Since you are using your own orientation values, can you provide a script that allows us to draw the bounding boxes in the right way on the image plane? This would be much more useful than trying to retrain the entire network from scratch so that it can output angle values in the correct range.
As of now, this is the script I use to draw 3D bounding boxes and it requires angles in the range of -pi and pi:
def plot_3d_bbox(img, calib, bbox3d_center, bbox3d_dims, bbox3d_roty):
box_3d = []
box_pts = []
h, w, l = bbox3d_dims
p0, p1, p2, p3 = np.array([l/2,0,w/2]), np.array([-l/2,0,w/2]),
np.array([-l/2,0,-w/2]), np.array([l/2,0,-w/2])
p4, p5, p6, p7 = np.array([l/2,-h,w/2]), np.array([-l/2,-h,w/2]),
np.array([-l/2,-h,-w/2]), np.array([l/2,-h,-w/2])
pts_array = np.array([p0, p1, p2, p3, p4, p5, p6, p7]).transpose()
rot_mat = np.array([[cos(bbox3d_roty), 0, sin(bbox3d_roty)],[0, 1, 0],[-sin(bbox3d_roty), 0, cos(bbox3d_roty)]])
pts_array = np.matmul(rot_mat, pts_array).transpose()
for pt_array in pts_array:
box_pts.append(np.append(pt_array+bbox3d_center, 1))
box_3d.append(get_img_pt(np.append(pt_array+bbox3d_center, 1), calib))
for i in [0,1,2,3]:
pt1, pt2, pt3, pt4 = box_3d[i%4], box_3d[(i+1)%4], box_3d[(i+4)%8], box_3d[(i+5)%8]
pt5, pt6 = box_3d[(i%4)+4], box_3d[((i+1)%4)+4]
cv2.line(img, pt1, pt2, (0, 0, 255), 1)
cv2.line(img, pt1, pt3, (0, 0, 255), 1)
cv2.line(img, pt2, pt4, (0, 0, 255), 1)
cv2.line(img, pt5, pt6, (0, 0, 255), 1)
# draw two intersecting lines on the front-face of the 3d bbox
cv2.line(img, box_3d[0], box_3d[-1], (0, 0, 255), 1)
cv2.line(img, box_3d[3], box_3d[4], (0, 0, 255), 1)
center_pt_img = get_img_pt(np.append(bbox3d_center, 1), calib)

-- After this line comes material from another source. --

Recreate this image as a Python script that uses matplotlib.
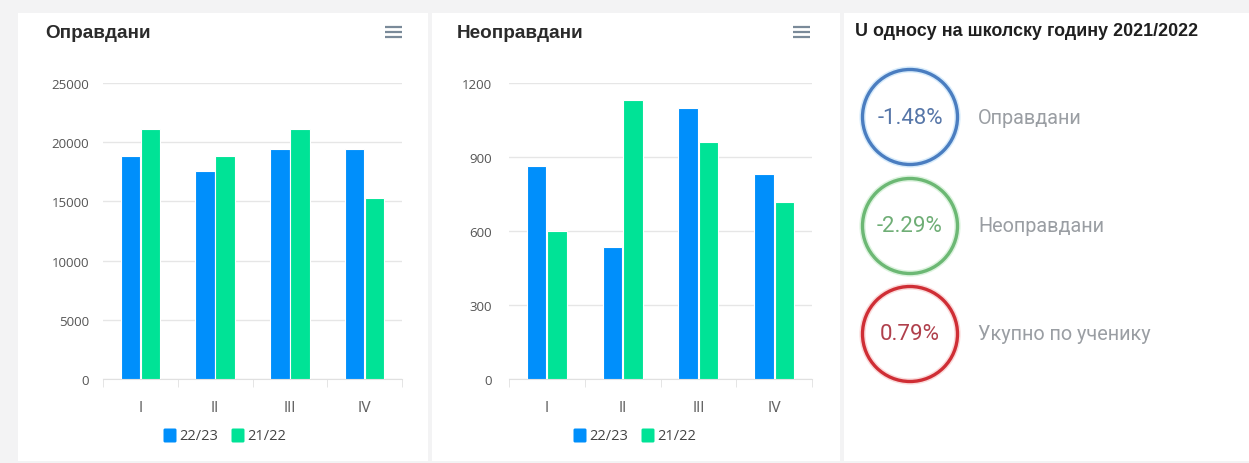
import matplotlib.pyplot as plt
from matplotlib.patches import Rectangle, Circle, FancyBboxPatch

plt.rcParams['font.family'] = ['Roboto', 'DejaVu Sans']

quarters = ['I', 'II', 'III', 'IV']
opravdani_2223 = [18860, 17600, 19430, 19430]
opravdani_2122 = [21110, 18860, 21110, 15260]
neopravdani_2223 = [865, 536, 1097, 830]
neopravdani_2122 = [599, 1131, 959, 719]
series_names = ['22/23', '21/22']

change_values = ['-1.48%', '-2.29%', '0.79%']
change_labels = ['Оправдани', 'Неоправдани', 'Укупно по ученику']

BLUE = '#008ffb'
GREEN = '#00e396'
W, H = 1249, 464

fig = plt.figure(figsize=(W / 100, H / 100), dpi=100)
fig.set_facecolor('#f3f3f4')

# background layer in pixel coords
bg = fig.add_axes([0, 0, 1, 1])
bg.set_xlim(0, W)
bg.set_ylim(H, 0)
bg.axis('off')
for x0, x1 in [(18, 428), (432, 840), (844, 1249)]:
    bg.add_patch(Rectangle((x0, 14), x1 - x0, 448, facecolor='white', edgecolor='none'))

bold = ['Liberation Sans', 'DejaVu Sans']
bg.text(45, 33, 'Оправдани', fontsize=13.6, fontweight='bold', color='#2b2b2b', va='center', family=bold)
bg.text(457, 33, 'Неоправдани', fontsize=13.6, fontweight='bold', color='#2b2b2b', va='center', family=bold)
bg.text(855, 32, 'U односу на школску годину 2021/2022', fontsize=12.9, fontweight='bold',
        color='#1f1f1f', va='center', family=bold)

# hamburger menus
for xm in [385, 793]:
    for ym in [28, 33, 38]:
        bg.plot([xm, xm + 17], [ym, ym], color='#7a8a99', lw=1.6, solid_capstyle='butt')

# change circles
ring_cols = ['#4a7dc0', '#6cb874', '#cf2e35']
text_cols = ['#5676a8', '#6fae76', '#b0404c']
glow_cols = ['#d6ebfb', '#dcf3de', '#fadada']
centers_y = [118, 227, 335]
for val, lab, rc, tc, gc, cy in zip(change_values, change_labels, ring_cols, text_cols, glow_cols, centers_y):
    bg.add_patch(Circle((910, cy), 47.5, facecolor='white', edgecolor=gc, lw=4.5))
    bg.add_patch(Circle((910, cy), 47.5, facecolor='none', edgecolor=rc, lw=2.4))
    bg.text(910, cy, val, fontsize=16, color=tc, ha='center', va='center')
    bg.text(978, cy, lab, fontsize=14.3, color='#9a9ea3', ha='left', va='center')


def bar_panel(left, right, top, bottom, v1, v2, ymax, step, ypad, leg_x):
    ax = fig.add_axes([left / W, 1 - bottom / H, (right - left) / W, (bottom - top) / H])
    x = range(len(quarters))
    ax.bar([i - 0.135 for i in x], v1, width=0.26, color=BLUE, edgecolor='white', lw=0.8, zorder=3)
    ax.bar([i + 0.135 for i in x], v2, width=0.26, color=GREEN, edgecolor='white', lw=0.8, zorder=3)
    ax.set_xlim(-0.5, len(quarters) - 0.5)
    ax.set_ylim(0, ymax)
    yt = list(range(0, ymax + 1, step))
    ax.set_yticks(yt)
    ax.set_yticklabels([str(v) for v in yt], fontfamily=['Open Sans', 'DejaVu Sans'])
    ax.set_xticks(list(x))
    ax.set_xticklabels(quarters)
    ax.set_xticks([i - 0.5 for i in range(len(quarters) + 1)], minor=True)
    ax.grid(axis='y', color='#e6e6e6', lw=1, zorder=0)
    for s in ['top', 'right', 'left']:
        ax.spines[s].set_visible(False)
    ax.spines['bottom'].set_color('#e0e0e0')
    ax.tick_params(axis='y', length=0, labelsize=9.5, labelcolor='#555555', pad=ypad)
    ax.tick_params(axis='x', which='major', length=0, labelsize=11, labelcolor='#666666', pad=15)
    ax.tick_params(axis='x', which='minor', length=6, color='#e0e0e0')

    # legend: rounded squares + labels, pixel coords on background layer
    xs = leg_x
    for name, col in zip(series_names, [BLUE, GREEN]):
        bg.add_patch(FancyBboxPatch((xs + 2, 431), 10, 11, boxstyle='round,pad=1.5',
                                    facecolor=col, edgecolor='none'))
        bg.text(xs + 16, 437, name, fontsize=10.5, color='#444444', va='center',
                family=['Open Sans', 'DejaVu Sans'])
        xs += 68
    return ax


bar_panel(103, 402, 84, 380, opravdani_2223, opravdani_2122, 25000, 5000, 10, 163)
bar_panel(509, 812, 84, 380, neopravdani_2223, neopravdani_2122, 1200, 300, 12, 573)

plt.savefig('out.png', dpi=100)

cv2.circle(img, center_pt_img, 3, (255, 255, 255), -1)
return box_pts
def get_img_pt(pt, calib):
projected_point = np.dot(calib['P2'], pt)
projected_point = projected_point[:2] / projected_point[2]
projected_point = projected_point.astype(np.int16)
return (projected_point[0], projected_point[1])
Maybe you can suggest to me what changes I need to make to draw bounding boxes so that they face in the right direction according to your angles?
If you want the correct direction, you need a yaw angle within [0, 2pi]. The pre-trained model is outputting half the range ([-0.25pi, 0.75pi]). Drawing using the output would flip the direction. You can change the network output to [0, 2pi] by doubling the predict header and retrain as we discussed.
Hello. I notice that your neural net always outputs a positive angle value and rarely gives the negative angle value. Is there any reason for your neural net not being able to regress to the right angle value?